Non a caso i nuovo padroni della Siria non fanno alcun riferimento nei loro discorsi alla questione palestinese o all’occupazione sionista del Golan siriano. Al contrario, non hanno mancato di esprimere i loro ringraziamenti al sionismo che li ha aiutati a prendere potere, hanno promesso di riconoscere Israele e di normalizzare le relazioni con essa.
Tra gli stati coinvolti dalla caduta di Bashar al-Assad, spicca la teocrazia iraniana che vede acuire le sue contraddizioni interne e perde importanti alleati dopo la decimazione di Hamas e la decapitazione di Hezbollah. La fazione filo-occidentale della borghesia iraniana, i c.d. riformisti, si rafforza.
Dal canto suo l’imperialismo russo, che egemonizza il paese dai tempi dell’Urss revisionista, rischia di restare privo delle basi militari che affacciano sul Mediterraneo e della sua presenza diretta in Medio Oriente.
Diciamo “rischia”, perché l’abbandono di Bashar al-Assad era legato ad accordi approvati nell’incontro di Doha che ha riunito Russia, Iran e Turchia. Il via libera ai nuovi invasori è stato dato in cambio di speciali garanzie turche alla Russia, affinchè alcuni dei suoi interessi vitali non sarebbero stati danneggiati.
Infine la Cina, che con Assad si era assicurata accordi per la ricostruzione del paese e l’adesione alla “Belt and Road Initiative”, vede ridurre la sua influenza nella regione.
Gli sviluppi in Siria fanno parte del progetto di ridefinizione del Medio Oriente diretto dall’imperialismo USA, in cui partecipano potenze regionali, volto a stabilire nuove sfere di influenza, perpetuare il controllo delle risorse energetiche e indebolire la resistenza antimperialista dei popoli, in primis quello palestinese. Uno dei maggiori obiettivi dei paesi imperialisti che fanno capo alla NATO è quello di espellere Russia e Cina dalla regione.
A guadagnare dalla nuova situazione è soprattutto lo stato sionista che perde un avversario a nord, rafforza la sua posizione nell’area e può annettersi nuovi territori.
La Turchia di Erdogan avanza col suo progetto neo-ottomano e potrà approfondire la lotta contro il popolo curdo.
Il vantaggio degli USA e della petromonarchia qatariota, che hanno ampiamente beneficiato dell’indebolimento della Russia impegnata nella guerra in Ucraina e della messa in scacco della teocrazia iraniana, potrà ancora aumentare e ciò dipenderà dagli sviluppi del conflitto.
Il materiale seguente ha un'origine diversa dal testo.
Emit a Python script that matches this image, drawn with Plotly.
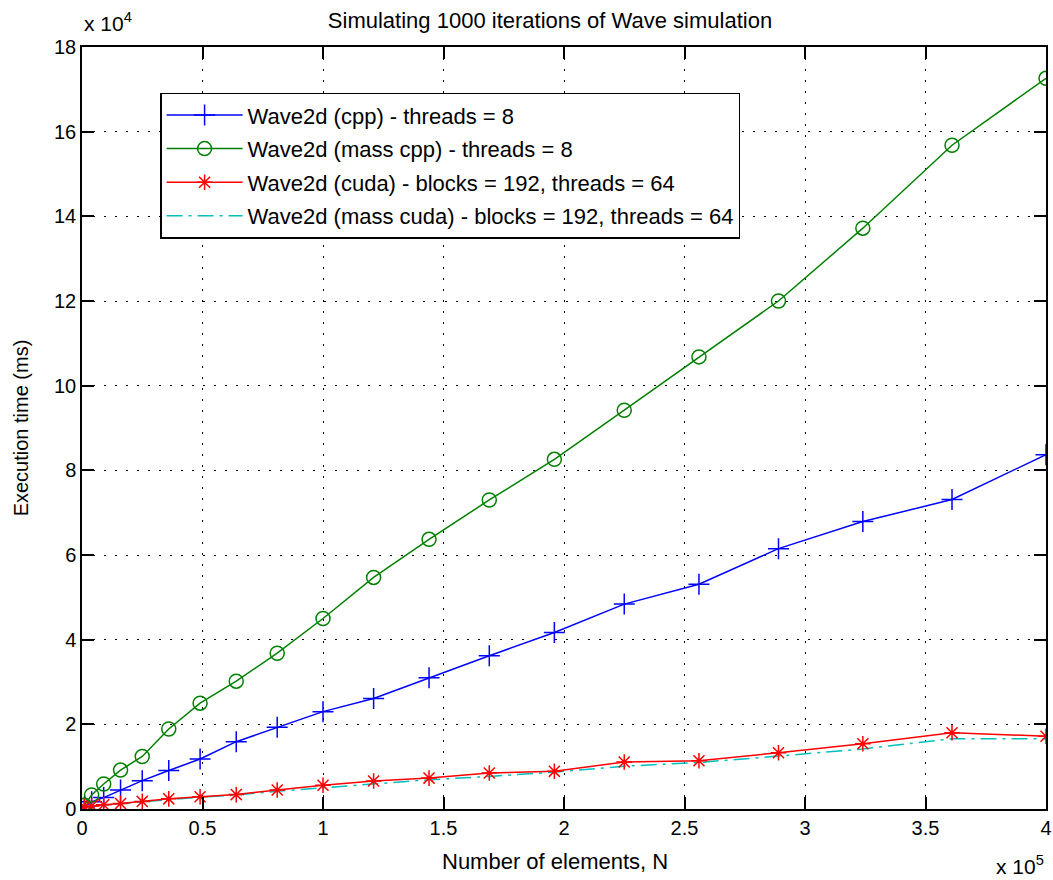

La sospensione dei procedimenti che riguardano le richieste di asilo dalla Siria è stata la prima reazione del governo italiano al “cambio di potere” nel paese. Il presidio delle frontiere italiane dal pericolo del “collasso migratorio” in cui cadrebbe la Siria, è il ritornello della reazione borghese per diffondere sentimenti di sospetto e d’incomprensione tra i popoli.
Allo stesso tempo, la riapertura dell’ambasciata italiana a Damasco vorrebbe essere una dimostrazione della capacità dell’imperialismo italiano di farsi valere nella “nuova” Siria, in accordo e rivalità con altre potenze imperialiste.
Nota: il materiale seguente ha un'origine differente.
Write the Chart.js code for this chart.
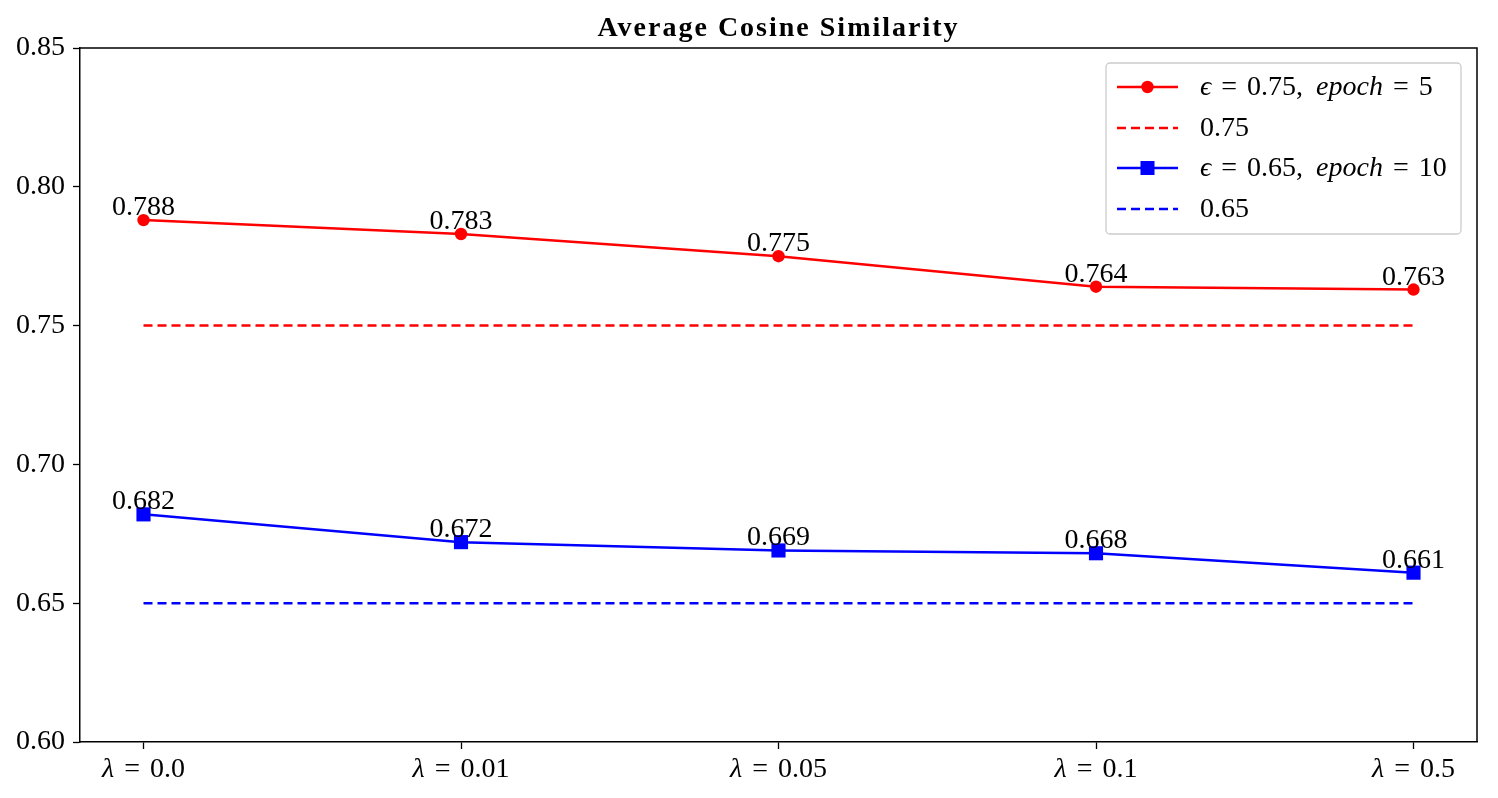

In quanto comunisti, siamo a fianco dei popoli e delle forze democratiche e rivoluzionarie di Siria, sosteniamo il diritto all’autodeterminazione dei popoli e delle nazioni oppresse contro ogni ingerenza imperialista e oppressione nazionale, e ci auguriamo che riusciranno a scacciare gli oscurantisti che hanno preso il potere e i loro padroni imperialisti e sionisti.
Ormai disillusi e resi esperti dalla loro pluridecennale lotta contro gli Assad, aumenteranno la propria vigilanza e sapranno lottare per rivendicazioni di classe e rivoluzionarie, mentre l’imperialismo guerrafondaio e i suoi servi reazionari si smaschereranno sempre più davanti agli occhi delle masse.
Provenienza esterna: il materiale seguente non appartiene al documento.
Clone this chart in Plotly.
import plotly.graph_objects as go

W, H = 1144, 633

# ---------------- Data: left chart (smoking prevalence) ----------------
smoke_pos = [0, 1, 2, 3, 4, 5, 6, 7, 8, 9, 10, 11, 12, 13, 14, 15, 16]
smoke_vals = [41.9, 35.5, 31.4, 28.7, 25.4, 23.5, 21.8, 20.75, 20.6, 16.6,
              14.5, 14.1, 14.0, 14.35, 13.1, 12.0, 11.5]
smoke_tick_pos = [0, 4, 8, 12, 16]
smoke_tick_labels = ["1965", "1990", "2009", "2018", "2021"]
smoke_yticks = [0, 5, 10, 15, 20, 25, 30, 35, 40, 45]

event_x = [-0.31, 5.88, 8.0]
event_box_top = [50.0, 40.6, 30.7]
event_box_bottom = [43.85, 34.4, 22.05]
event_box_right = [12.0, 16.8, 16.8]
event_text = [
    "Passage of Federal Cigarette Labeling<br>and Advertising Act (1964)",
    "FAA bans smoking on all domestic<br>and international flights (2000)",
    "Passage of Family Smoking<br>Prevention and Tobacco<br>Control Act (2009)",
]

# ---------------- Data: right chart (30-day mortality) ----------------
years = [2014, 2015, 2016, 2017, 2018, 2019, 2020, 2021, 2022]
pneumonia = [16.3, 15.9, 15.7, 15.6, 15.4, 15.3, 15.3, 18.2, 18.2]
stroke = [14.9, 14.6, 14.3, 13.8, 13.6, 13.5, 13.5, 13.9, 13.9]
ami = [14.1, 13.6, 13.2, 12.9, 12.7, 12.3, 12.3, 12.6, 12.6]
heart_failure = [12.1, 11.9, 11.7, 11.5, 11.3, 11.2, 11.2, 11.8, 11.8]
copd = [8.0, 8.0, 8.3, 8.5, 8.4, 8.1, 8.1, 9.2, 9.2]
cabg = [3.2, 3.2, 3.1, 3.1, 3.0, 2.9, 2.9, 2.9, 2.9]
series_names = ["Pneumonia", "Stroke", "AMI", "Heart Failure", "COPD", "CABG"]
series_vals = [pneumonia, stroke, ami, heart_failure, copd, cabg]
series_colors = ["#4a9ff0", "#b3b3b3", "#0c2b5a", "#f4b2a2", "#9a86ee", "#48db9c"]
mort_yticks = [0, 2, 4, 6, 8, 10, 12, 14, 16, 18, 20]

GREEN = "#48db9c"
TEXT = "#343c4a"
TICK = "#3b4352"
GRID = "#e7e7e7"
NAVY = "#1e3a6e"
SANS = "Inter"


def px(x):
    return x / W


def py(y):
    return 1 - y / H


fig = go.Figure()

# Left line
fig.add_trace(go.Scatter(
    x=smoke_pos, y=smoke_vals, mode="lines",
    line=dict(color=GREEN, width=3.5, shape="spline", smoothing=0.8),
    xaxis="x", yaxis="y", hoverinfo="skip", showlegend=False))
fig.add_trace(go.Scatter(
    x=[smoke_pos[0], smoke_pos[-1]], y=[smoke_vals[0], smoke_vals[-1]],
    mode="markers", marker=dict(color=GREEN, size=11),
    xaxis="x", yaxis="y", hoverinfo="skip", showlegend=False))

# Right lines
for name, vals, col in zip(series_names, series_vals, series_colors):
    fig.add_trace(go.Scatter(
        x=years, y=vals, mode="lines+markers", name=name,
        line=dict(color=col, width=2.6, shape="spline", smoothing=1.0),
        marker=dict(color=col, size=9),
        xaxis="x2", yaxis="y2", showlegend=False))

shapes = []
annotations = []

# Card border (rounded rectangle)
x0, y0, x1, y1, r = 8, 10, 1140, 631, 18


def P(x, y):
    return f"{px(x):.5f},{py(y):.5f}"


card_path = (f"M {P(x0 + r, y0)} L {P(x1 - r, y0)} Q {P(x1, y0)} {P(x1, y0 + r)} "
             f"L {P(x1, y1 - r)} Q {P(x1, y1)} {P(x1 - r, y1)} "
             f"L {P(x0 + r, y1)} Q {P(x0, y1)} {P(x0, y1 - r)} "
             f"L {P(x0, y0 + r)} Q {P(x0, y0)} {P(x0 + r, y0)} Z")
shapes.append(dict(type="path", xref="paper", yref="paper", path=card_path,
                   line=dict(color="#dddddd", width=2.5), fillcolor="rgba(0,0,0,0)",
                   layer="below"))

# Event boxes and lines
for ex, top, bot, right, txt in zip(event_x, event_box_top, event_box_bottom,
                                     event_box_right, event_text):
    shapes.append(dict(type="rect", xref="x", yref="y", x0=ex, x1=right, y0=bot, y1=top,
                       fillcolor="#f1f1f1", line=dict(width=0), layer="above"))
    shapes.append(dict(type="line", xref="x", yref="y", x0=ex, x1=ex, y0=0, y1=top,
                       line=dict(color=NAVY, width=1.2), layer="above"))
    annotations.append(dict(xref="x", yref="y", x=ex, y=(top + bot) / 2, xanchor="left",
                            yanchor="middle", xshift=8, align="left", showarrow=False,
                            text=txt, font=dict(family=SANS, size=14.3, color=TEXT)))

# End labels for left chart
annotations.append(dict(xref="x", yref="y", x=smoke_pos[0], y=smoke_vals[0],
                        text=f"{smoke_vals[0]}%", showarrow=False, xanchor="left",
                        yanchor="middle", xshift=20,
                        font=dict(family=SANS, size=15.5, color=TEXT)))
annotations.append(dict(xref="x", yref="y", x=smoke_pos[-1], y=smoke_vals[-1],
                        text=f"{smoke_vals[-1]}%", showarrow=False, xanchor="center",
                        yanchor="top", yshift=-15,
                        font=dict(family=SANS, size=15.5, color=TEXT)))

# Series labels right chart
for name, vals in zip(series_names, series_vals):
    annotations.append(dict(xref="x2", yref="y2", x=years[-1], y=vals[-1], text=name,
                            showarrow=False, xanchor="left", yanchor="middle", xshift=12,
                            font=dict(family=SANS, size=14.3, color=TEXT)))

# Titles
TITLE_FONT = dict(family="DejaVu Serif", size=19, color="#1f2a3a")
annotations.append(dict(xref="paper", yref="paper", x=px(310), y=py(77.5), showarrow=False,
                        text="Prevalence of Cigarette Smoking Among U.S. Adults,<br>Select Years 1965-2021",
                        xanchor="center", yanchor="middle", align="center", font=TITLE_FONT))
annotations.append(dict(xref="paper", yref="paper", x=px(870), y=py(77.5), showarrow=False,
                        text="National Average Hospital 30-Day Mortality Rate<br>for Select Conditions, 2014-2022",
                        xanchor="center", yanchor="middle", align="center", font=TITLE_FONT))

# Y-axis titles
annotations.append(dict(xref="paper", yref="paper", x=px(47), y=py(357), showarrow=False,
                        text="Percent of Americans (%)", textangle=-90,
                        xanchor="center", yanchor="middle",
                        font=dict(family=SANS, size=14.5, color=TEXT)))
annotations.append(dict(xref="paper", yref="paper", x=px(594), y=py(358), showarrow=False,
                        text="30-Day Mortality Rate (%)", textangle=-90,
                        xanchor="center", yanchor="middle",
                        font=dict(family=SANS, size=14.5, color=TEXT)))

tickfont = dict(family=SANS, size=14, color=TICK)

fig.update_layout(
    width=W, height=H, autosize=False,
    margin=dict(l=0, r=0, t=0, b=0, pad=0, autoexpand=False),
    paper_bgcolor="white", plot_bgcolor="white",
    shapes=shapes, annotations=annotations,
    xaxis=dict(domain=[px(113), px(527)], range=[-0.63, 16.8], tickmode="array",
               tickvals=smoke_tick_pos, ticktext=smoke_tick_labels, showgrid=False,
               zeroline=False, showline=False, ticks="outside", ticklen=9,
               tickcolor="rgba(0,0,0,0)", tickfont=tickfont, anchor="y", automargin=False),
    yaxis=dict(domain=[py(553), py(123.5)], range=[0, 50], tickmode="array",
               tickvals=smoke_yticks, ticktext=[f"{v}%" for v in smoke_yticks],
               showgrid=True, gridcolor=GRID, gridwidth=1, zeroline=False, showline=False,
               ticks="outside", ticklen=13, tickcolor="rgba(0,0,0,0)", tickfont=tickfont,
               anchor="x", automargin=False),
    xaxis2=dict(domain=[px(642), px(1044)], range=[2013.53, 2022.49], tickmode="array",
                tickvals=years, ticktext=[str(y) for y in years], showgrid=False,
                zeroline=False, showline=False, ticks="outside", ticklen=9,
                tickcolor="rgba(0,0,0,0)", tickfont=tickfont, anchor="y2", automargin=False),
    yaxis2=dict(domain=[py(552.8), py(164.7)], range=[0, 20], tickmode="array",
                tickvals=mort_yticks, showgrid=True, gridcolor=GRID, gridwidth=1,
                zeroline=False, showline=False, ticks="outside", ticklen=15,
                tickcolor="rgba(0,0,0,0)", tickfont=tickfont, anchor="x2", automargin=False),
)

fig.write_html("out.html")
Ribadiamo il nostro appoggio alla causa e alla resistenza del popolo palestinese e di quello libanese. Va compreso che i complotti, i rovesciamenti di regime e gli attacchi che si stanno verificando sono incentrati sulla questione palestinese che gli imperialisti e i sionisti vogliono seppellire, giungendo alla normalizzazione con il sionismo israeliano nel quadro dell'”Accordo del secolo” e degli “Accordi di Abramo” di Trump.
Compito dei rivoluzionari proletari è quello di respingere tutti i tentativi fatti per instillare l’idea che la liberazione, l’indipendenza, la democrazia, il progresso e la giustizia sociale possano essere portati a compimento anziché da ciascun popolo, dalle potenze straniere e dai loro lacchè locali.